When it was introduced in 2015, the Mietpreisbremse was designed to put a rental cap on residential rents. Under the terms of the law, Germany’s federal states could impose rental caps on residential markets, freezing them at 10% above an agreed ‘rent table’, or Mietspiegel, or an acceptable average price for a neighbourhood. The aim was, as the name suggests, to put the brakes on rents spiraling out of control in popular cities and to protect tenants who were in danger of being priced out of their neighbourhoods.

However, in practice, little changed. One broker told REFIRE that such is the demand for good quality housing in some districts of Berlin that tenants are willing to turn a blind eye to unlawful rent hikes, even paying a premium if it means they can beat off stiff competition for an apartment in a sought-after area.

There were also some exceptions to the law in a bid to encourage badly-needed new homes in populous cities. Subsequently, the rental cap has not applies to either new buildings or to first-time rentals which have undergone sizeable refurbishments, which is defined as a capex injection of about a third of the price of a new apartment.

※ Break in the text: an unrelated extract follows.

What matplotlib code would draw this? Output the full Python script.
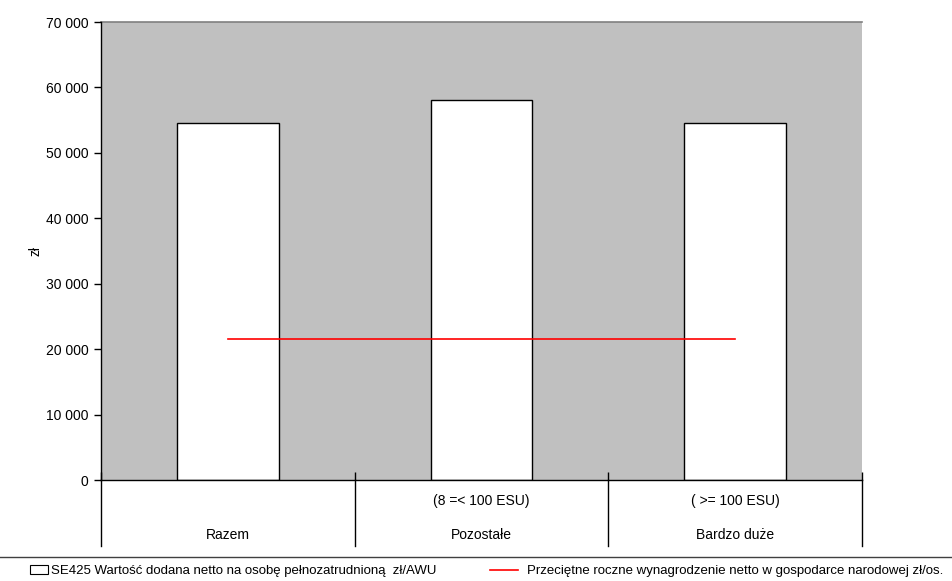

Lack of adequate housing is an issue that the new coalition will also have to address. ‘In the past four years, the grand coalition tackled housing shortages with various regulatory measures,’ said Jacopo Mingazzini, managing director of Accentro Real Estate: ‘They have, of course, caused nothing but upset for the residential sector. The only thing that will help solve housing shortages is new supply.’

Still, many in the industry will be wondering what will happen to the Mietpreisbremse going forward. Some federal states, including North Rhine-Westphalia, are already planning to abolish the Mietpreisbremse, according to Kortmann. Schleswig-Holstein’s CDU/CSU/FDP/Green government also said in their coalition agreement that they would abolish the law. Now it is conceivable that other federal states could follow suit.

One thing seems certain: the Mietpreisbremse is due a radical overhaul. The Federal Constitutional Court will likely have to address the issue in the future but, in the meantime, the Mietpreisbremse’s next incarnation is still anyone’s guess.